• [Information shown]:
↓↓↓

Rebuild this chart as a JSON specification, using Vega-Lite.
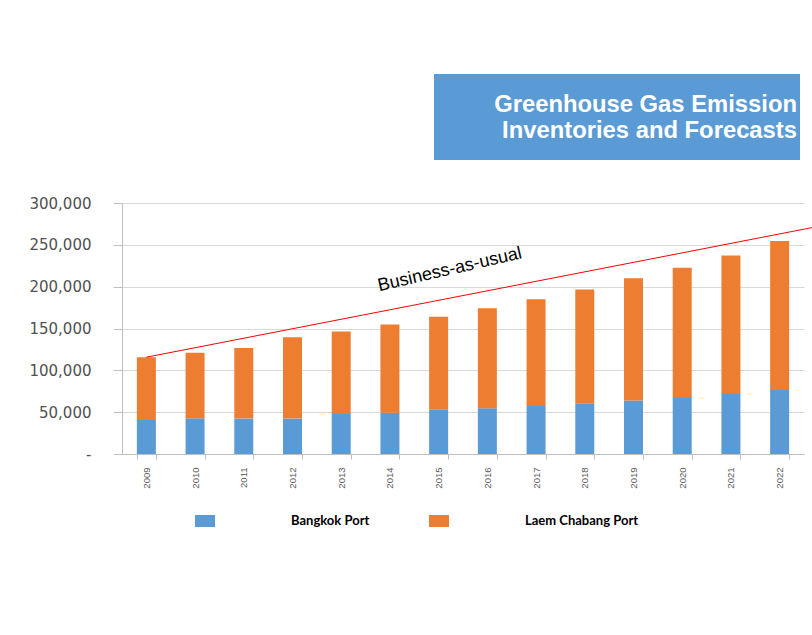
{
  "$schema": "https://vega.github.io/schema/vega-lite/v6.json",
  "autosize": {"type": "pad"},
  "padding": {"left": 12, "top": 74, "right": 0, "bottom": 0},
  "background": "white",
  "spacing": 36,
  "config": {
    "view": {"stroke": null},
    "font": "Liberation Sans"
  },
  "vconcat": [
    {
      "spacing": 0,
      "hconcat": [
        {
          "width": 312,
          "height": 86,
          "view": {"fill": "#FFFFFF", "stroke": null},
          "data": {"values": []},
          "mark": {"type": "point", "opacity": 0},
          "encoding": {}
        },
        {
          "width": 366,
          "height": 86,
          "view": {"fill": "#5B9BD5", "stroke": null},
          "title": {
            "text": ["Greenhouse Gas Emission", "Inventories and Forecasts"],
            "orient": "top",
            "anchor": "end",
            "offset": -69,
            "dx": -3,
            "font": "Liberation Sans",
            "fontSize": 23.8,
            "fontWeight": "bold",
            "lineHeight": 26,
            "color": "#FFFFFF"
          },
          "data": {"values": []},
          "mark": {"type": "point", "opacity": 0},
          "encoding": {}
        }
      ]
    },
    {
      "width": 682,
      "height": 251,
      "resolve": {"scale": {"x": "independent"}},
      "layer": [
        {
          "data": {
            "values": [
              {"year": "2009", "port": "Bangkok Port", "value": 40700},
              {"year": "2009", "port": "Laem Chabang Port", "value": 75000},
              {"year": "2010", "port": "Bangkok Port", "value": 42700},
              {"year": "2010", "port": "Laem Chabang Port", "value": 78200},
              {"year": "2011", "port": "Bangkok Port", "value": 42300},
              {"year": "2011", "port": "Laem Chabang Port", "value": 84500},
              {"year": "2012", "port": "Bangkok Port", "value": 42300},
              {"year": "2012", "port": "Laem Chabang Port", "value": 97300},
              {"year": "2013", "port": "Bangkok Port", "value": 47900},
              {"year": "2013", "port": "Laem Chabang Port", "value": 98500},
              {"year": "2014", "port": "Bangkok Port", "value": 49400},
              {"year": "2014", "port": "Laem Chabang Port", "value": 105400},
              {"year": "2015", "port": "Bangkok Port", "value": 53000},
              {"year": "2015", "port": "Laem Chabang Port", "value": 110900},
              {"year": "2016", "port": "Bangkok Port", "value": 54700},
              {"year": "2016", "port": "Laem Chabang Port", "value": 119600},
              {"year": "2017", "port": "Bangkok Port", "value": 57400},
              {"year": "2017", "port": "Laem Chabang Port", "value": 127700},
              {"year": "2018", "port": "Bangkok Port", "value": 60200},
              {"year": "2018", "port": "Laem Chabang Port", "value": 136400},
              {"year": "2019", "port": "Bangkok Port", "value": 63800},
              {"year": "2019", "port": "Laem Chabang Port", "value": 146400},
              {"year": "2020", "port": "Bangkok Port", "value": 67000},
              {"year": "2020", "port": "Laem Chabang Port", "value": 155600},
              {"year": "2021", "port": "Bangkok Port", "value": 71800},
              {"year": "2021", "port": "Laem Chabang Port", "value": 165500},
              {"year": "2022", "port": "Bangkok Port", "value": 76600},
              {"year": "2022", "port": "Laem Chabang Port", "value": 177900}
            ]
          },
          "mark": {"type": "bar"},
          "encoding": {
            "x": {
              "field": "year",
              "type": "ordinal",
              "scale": {"paddingInner": 0.61, "paddingOuter": 0.305},
              "axis": {
                "title": null,
                "labelAngle": 270,
                "labelFont": "Liberation Sans",
                "labelFontSize": 9.5,
                "labelColor": "#595959",
                "labelPadding": 8,
                "tickSize": 5,
                "tickBand": "extent",
                "tickColor": "#bfbfbf",
                "domainColor": "#bfbfbf",
                "grid": false
              }
            },
            "y": {
              "field": "value",
              "type": "quantitative",
              "stack": "zero",
              "scale": {"domain": [0, 300000], "nice": false},
              "axis": {
                "title": null,
                "values": [0, 50000, 100000, 150000, 200000, 250000, 300000],
                "labelExpr": "datum.value == 0 ? '-' : format(datum.value, ',')",
                "labelFont": "DejaVu Sans",
                "labelFontSize": 15,
                "labelColor": "#505050",
                "labelPadding": 22,
                "tickSize": 9,
                "tickColor": "#bfbfbf",
                "domainColor": "#bfbfbf",
                "gridColor": "#d9d9d9",
                "minExtent": 110,
                "maxExtent": 110
              }
            },
            "color": {
              "field": "port",
              "type": "nominal",
              "scale": {"domain": ["Bangkok Port", "Laem Chabang Port"], "range": ["#5B9BD5", "#ED7D31"]},
              "legend": {
                "title": null,
                "orient": "none",
                "direction": "horizontal",
                "legendX": 73,
                "legendY": 437,
                "symbolType": "M-1,-0.6H1V0.6H-1Z",
                "symbolSize": 400,
                "symbolStrokeWidth": 0,
                "labelOffset": 76,
                "columnPadding": 59,
                "labelFont": "Lato",
                "labelFontWeight": "bold",
                "labelFontSize": 13,
                "labelColor": "#000000"
              }
            },
            "order": {"field": "port", "sort": "ascending"}
          }
        },
        {
          "data": {
            "values": [
              {"year": 2009, "value": 115700},
              {"year": 2022.7, "value": 271000}
            ]
          },
          "mark": {"type": "line", "color": "#FF0000", "strokeWidth": 1, "clip": false},
          "encoding": {
            "x": {"field": "year", "type": "quantitative", "scale": {"domain": [2008.5, 2022.5], "nice": false, "zero": false}, "axis": null},
            "y": {"field": "value", "type": "quantitative"}
          }
        },
        {
          "data": {
            "values": [
              {"year": 2015.23, "value": 220200, "label": "Business-as-usual"}
            ]
          },
          "mark": {"type": "text", "angle": 347, "font": "Liberation Sans", "fontSize": 18, "color": "#000000", "align": "center", "baseline": "middle"},
          "encoding": {
            "x": {"field": "year", "type": "quantitative", "scale": {"domain": [2008.5, 2022.5], "nice": false, "zero": false}, "axis": null},
            "y": {"field": "value", "type": "quantitative"},
            "text": {"field": "label"}
          }
        }
      ]
    }
  ]
}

↑↑↑

Reproduce each line exactly as it appears, omitting the pictures.

Rebuild this chart as a JSON specification, using Vega-Lite.
{
  "$schema": "https://vega.github.io/schema/vega-lite/v6.json",
  "autosize": {"type": "pad"},
  "padding": {"left": 12, "top": 74, "right": 0, "bottom": 0},
  "background": "white",
  "spacing": 36,
  "config": {
    "view": {"stroke": null},
    "font": "Liberation Sans"
  },
  "vconcat": [
    {
      "spacing": 0,
      "hconcat": [
        {
          "width": 312,
          "height": 86,
          "view": {"fill": "#FFFFFF", "stroke": null},
          "data": {"values": []},
          "mark": {"type": "point", "opacity": 0},
          "encoding": {}
        },
        {
          "width": 366,
          "height": 86,
          "view": {"fill": "#5B9BD5", "stroke": null},
          "title": {
            "text": ["Greenhouse Gas Emission", "Inventories and Forecasts"],
            "orient": "top",
            "anchor": "end",
            "offset": -69,
            "dx": -3,
            "font": "Liberation Sans",
            "fontSize": 23.8,
            "fontWeight": "bold",
            "lineHeight": 26,
            "color": "#FFFFFF"
          },
          "data": {"values": []},
          "mark": {"type": "point", "opacity": 0},
          "encoding": {}
        }
      ]
    },
    {
      "width": 682,
      "height": 251,
      "resolve": {"scale": {"x": "independent"}},
      "layer": [
        {
          "data": {
            "values": [
              {"year": "2009", "port": "Bangkok Port", "value": 40700},
              {"year": "2009", "port": "Laem Chabang Port", "value": 75000},
              {"year": "2010", "port": "Bangkok Port", "value": 42700},
              {"year": "2010", "port": "Laem Chabang Port", "value": 78200},
              {"year": "2011", "port": "Bangkok Port", "value": 42300},
              {"year": "2011", "port": "Laem Chabang Port", "value": 84500},
              {"year": "2012", "port": "Bangkok Port", "value": 42300},
              {"year": "2012", "port": "Laem Chabang Port", "value": 97300},
              {"year": "2013", "port": "Bangkok Port", "value": 47900},
              {"year": "2013", "port": "Laem Chabang Port", "value": 98500},
              {"year": "2014", "port": "Bangkok Port", "value": 49400},
              {"year": "2014", "port": "Laem Chabang Port", "value": 105400},
              {"year": "2015", "port": "Bangkok Port", "value": 53000},
              {"year": "2015", "port": "Laem Chabang Port", "value": 110900},
              {"year": "2016", "port": "Bangkok Port", "value": 54700},
              {"year": "2016", "port": "Laem Chabang Port", "value": 119600},
              {"year": "2017", "port": "Bangkok Port", "value": 57400},
              {"year": "2017", "port": "Laem Chabang Port", "value": 127700},
              {"year": "2018", "port": "Bangkok Port", "value": 60200},
              {"year": "2018", "port": "Laem Chabang Port", "value": 136400},
              {"year": "2019", "port": "Bangkok Port", "value": 63800},
              {"year": "2019", "port": "Laem Chabang Port", "value": 146400},
              {"year": "2020", "port": "Bangkok Port", "value": 67000},
              {"year": "2020", "port": "Laem Chabang Port", "value": 155600},
              {"year": "2021", "port": "Bangkok Port", "value": 71800},
              {"year": "2021", "port": "Laem Chabang Port", "value": 165500},
              {"year": "2022", "port": "Bangkok Port", "value": 76600},
              {"year": "2022", "port": "Laem Chabang Port", "value": 177900}
            ]
          },
          "mark": {"type": "bar"},
          "encoding": {
            "x": {
              "field": "year",
              "type": "ordinal",
              "scale": {"paddingInner": 0.61, "paddingOuter": 0.305},
              "axis": {
                "title": null,
                "labelAngle": 270,
                "labelFont": "Liberation Sans",
                "labelFontSize": 9.5,
                "labelColor": "#595959",
                "labelPadding": 8,
                "tickSize": 5,
                "tickBand": "extent",
                "tickColor": "#bfbfbf",
                "domainColor": "#bfbfbf",
                "grid": false
              }
            },
            "y": {
              "field": "value",
              "type": "quantitative",
              "stack": "zero",
              "scale": {"domain": [0, 300000], "nice": false},
              "axis": {
                "title": null,
                "values": [0, 50000, 100000, 150000, 200000, 250000, 300000],
                "labelExpr": "datum.value == 0 ? '-' : format(datum.value, ',')",
                "labelFont": "DejaVu Sans",
                "labelFontSize": 15,
                "labelColor": "#505050",
                "labelPadding": 22,
                "tickSize": 9,
                "tickColor": "#bfbfbf",
                "domainColor": "#bfbfbf",
                "gridColor": "#d9d9d9",
                "minExtent": 110,
                "maxExtent": 110
              }
            },
            "color": {
              "field": "port",
              "type": "nominal",
              "scale": {"domain": ["Bangkok Port", "Laem Chabang Port"], "range": ["#5B9BD5", "#ED7D31"]},
              "legend": {
                "title": null,
                "orient": "none",
                "direction": "horizontal",
                "legendX": 73,
                "legendY": 437,
                "symbolType": "M-1,-0.6H1V0.6H-1Z",
                "symbolSize": 400,
                "symbolStrokeWidth": 0,
                "labelOffset": 76,
                "columnPadding": 59,
                "labelFont": "Lato",
                "labelFontWeight": "bold",
                "labelFontSize": 13,
                "labelColor": "#000000"
              }
            },
            "order": {"field": "port", "sort": "ascending"}
          }
        },
        {
          "data": {
            "values": [
              {"year": 2009, "value": 115700},
              {"year": 2022.7, "value": 271000}
            ]
          },
          "mark": {"type": "line", "color": "#FF0000", "strokeWidth": 1, "clip": false},
          "encoding": {
            "x": {"field": "year", "type": "quantitative", "scale": {"domain": [2008.5, 2022.5], "nice": false, "zero": false}, "axis": null},
            "y": {"field": "value", "type": "quantitative"}
          }
        },
        {
          "data": {
            "values": [
              {"year": 2015.23, "value": 220200, "label": "Business-as-usual"}
            ]
          },
          "mark": {"type": "text", "angle": 347, "font": "Liberation Sans", "fontSize": 18, "color": "#000000", "align": "center", "baseline": "middle"},
          "encoding": {
            "x": {"field": "year", "type": "quantitative", "scale": {"domain": [2008.5, 2022.5], "nice": false, "zero": false}, "axis": null},
            "y": {"field": "value", "type": "quantitative"},
            "text": {"field": "label"}
          }
        }
      ]
    }
  ]
}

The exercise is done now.